What’s in store in the Giro d’Italia 2015

By Arek Peryt May 16, 2015
Giro d’Italia 2015

The Giro d’Italia 2015 is about to start in San Lorenzo al Mare in Liguria. Photo: RCS sports press office

Arek Peryt looks ahead at what might be in store at this year’s Giro d’Italia

As spring draws to a close, so too does the first part of the 2015 road cycling season. The records of the spring one-day classic races -Liege-Bastogne-Liege, Tour de Flanders or Paris Roubaix- are busily filed in the annals of the sport, already gathering the dust of obscurity while public attention drifts toward the Grand Tours.

All the big guns took part in smaller races like the Romandie and Turkey Tours this week, checking their form against each other and making final adjustments ahead of the main goals of the season. The first of these will be the Giro d’Italia, starting on May 9, unfortunately without Team Colombia and last year’s winner Nairo Quintana. Team Colombia didn’t receive an invitation for this year’s Giro and Colombia’s finest, Nairo, is completely focused on winning The Tour de France – the Giro doesn’t fit in his preparation.

As the Giro comes closer, the question on the minds of most cycling fans is one and the same: can he pull it off? The ‘he’ being referred to is of course Alberto Contador, who is going for the double. He is aiming to take home the gold in both the Giro d’Italia and the Tour de France. This is a feat unheard of since the times of Pantani, the charismatic Italian with a cycling style which was adored but a career dogged by doping allegations, in the late 90s.

There’s a reason no one has managed the feat since then. It’s a huge gamble, as the three week-long race, infamous for its horrid weather conditions, brutal climbs and nightmare-ish post-stage logistics is far from the ideal preparation for the Tour de France. However, if anyone can pull it off, it is Contador, undoubtedly the best stage racer since Miguel Indurain and, to a lesser extent, Lance Armstrong. But as Contador tries to achieve the impossible, how tough will his competitors be?

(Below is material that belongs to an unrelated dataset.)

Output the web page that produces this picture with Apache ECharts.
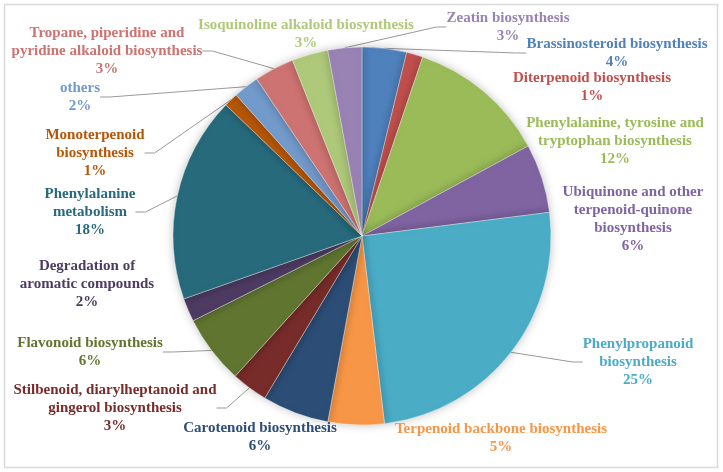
<!DOCTYPE html>
<html>
<head>
<meta charset="utf-8">
<script src="https://cdn.jsdelivr.net/npm/echarts@6/dist/echarts.min.js"></script>
<style>
  html, body { margin: 0; padding: 0; background: #fff; }
  #chart { width: 723px; height: 472px; }
</style>
</head>
<body>
<div id="chart"></div>
<script>
// 分类（顺时针，从12点方向开始）
const categories = [
  'Brassinosteroid biosynthesis',
  'Diterpenoid biosynthesis',
  'Phenylalanine, tyrosine and\ntryptophan biosynthesis',
  'Ubiquinone and other\nterpenoid-quinone\nbiosynthesis',
  'Phenylpropanoid\nbiosynthesis',
  'Terpenoid backbone biosynthesis',
  'Carotenoid biosynthesis',
  'Stilbenoid, diarylheptanoid and\ngingerol biosynthesis',
  'Flavonoid biosynthesis',
  'Degradation of\naromatic compounds',
  'Phenylalanine\nmetabolism',
  'Monoterpenoid\nbiosynthesis',
  'others',
  'Tropane, piperidine and\npyridine alkaloid biosynthesis',
  'Isoquinoline alkaloid biosynthesis',
  'Zeatin biosynthesis'
]

// 占比（%）
const values = [3.8, 1.4, 11.9, 5.9, 25.1, 4.8, 5.7, 3.1, 5.9, 2.0, 17.6, 1.2, 2.2, 3.4, 3.1, 2.9]

const colors = [
  '#4f81bd', '#c0504d', '#9bbb59', '#8064a2', '#4bacc6', '#f79646',
  '#2c4d75', '#772c2a', '#5f7530', '#4d3b62', '#276a7c', '#b65708',
  '#729aca', '#cd7371', '#afc97a', '#9983b5'
]

// 标签位置（文字块中心）
const labelPos = [
  [617, 53], [592, 87], [615, 141], [633, 219], [638, 362], [501, 438],
  [260, 437], [115, 408], [90, 352], [87, 284], [90, 212], [95, 153],
  [80, 97], [107, 51], [306, 34], [508, 27]
]
const showLine = [true, false, false, false, true, false, false, true, true, false, true, true, true, true, false, true]

const total = values.reduce((a, b) => a + b, 0)

const chart = echarts.init(document.getElementById('chart'))
chart.setOption({
  animation: false,
  color: colors,
  graphic: [{
    type: 'rect',
    shape: { x: 4.5, y: 4.5, width: 713, height: 463 },
    style: { fill: 'none', stroke: '#d9d9d9', lineWidth: 1.5 },
    silent: true
  }],
  series: [{
    type: 'pie',
    center: [362, 236],
    radius: 189,
    startAngle: 90,
    clockwise: true,
    avoidLabelOverlap: false,
    itemStyle: {
      borderColor: 'rgba(255,255,255,0.6)',
      borderWidth: 0.6,
      shadowBlur: 10,
      shadowColor: 'rgba(0,0,0,0.25)'
    },
    label: {
      show: true,
      position: 'outside',
      fontFamily: 'Liberation Serif',
      fontWeight: 'bold',
      fontSize: 15,
      lineHeight: 18,
      align: 'center',
      formatter: (p) => p.name + '\n' + Math.round(p.value / total * 100) + '%'
    },
    labelLine: {
      show: true,
      length: 10,
      length2: 10,
      lineStyle: { color: '#999999', width: 1 }
    },
    labelLayout: (params) => {
      const pos = labelPos[params.dataIndex]
      return { x: pos[0], y: pos[1], align: 'center', verticalAlign: 'middle' }
    },
    data: categories.map((name, i) => ({
      name: name,
      value: values[i],
      label: { color: colors[i] },
      labelLine: { show: showLine[i] }
    }))
  }]
})
</script>
</body>
</html>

Richie Porte is the first one to watch. He’s had a superb build-up this spring, winning races left, right and centre. Great climbing skills, excellent time-trialling and the support of a strong team make him a worthy adversary for the Spanish ruler.

Colombian Rigoberto Urán, runner-up for two consecutive years, will also be trying to step up and take home the elusive Giro crown. He is sure to be pleased with the long, testing time-trial halfway through the race, which will put him squarely in his comfort zone before the decisive mountain stages in the final week.

Aru, Konig, Pozzovivo, Paterski and van der Broeck should also be in the mix and let’s not forget our Colombian escarabajos Dayer Quintana (Nairo Quintana’s brother), Esteban Chaves, Sebastian Henao and ‘looking-for-form’ Betancur. And there you have it, all the ingredients for what’s sure to be a thrilling ride. Let’s take a leaf out of the Italians’ book and enjoy “La dolce vita”: three weeks of cycling at its best.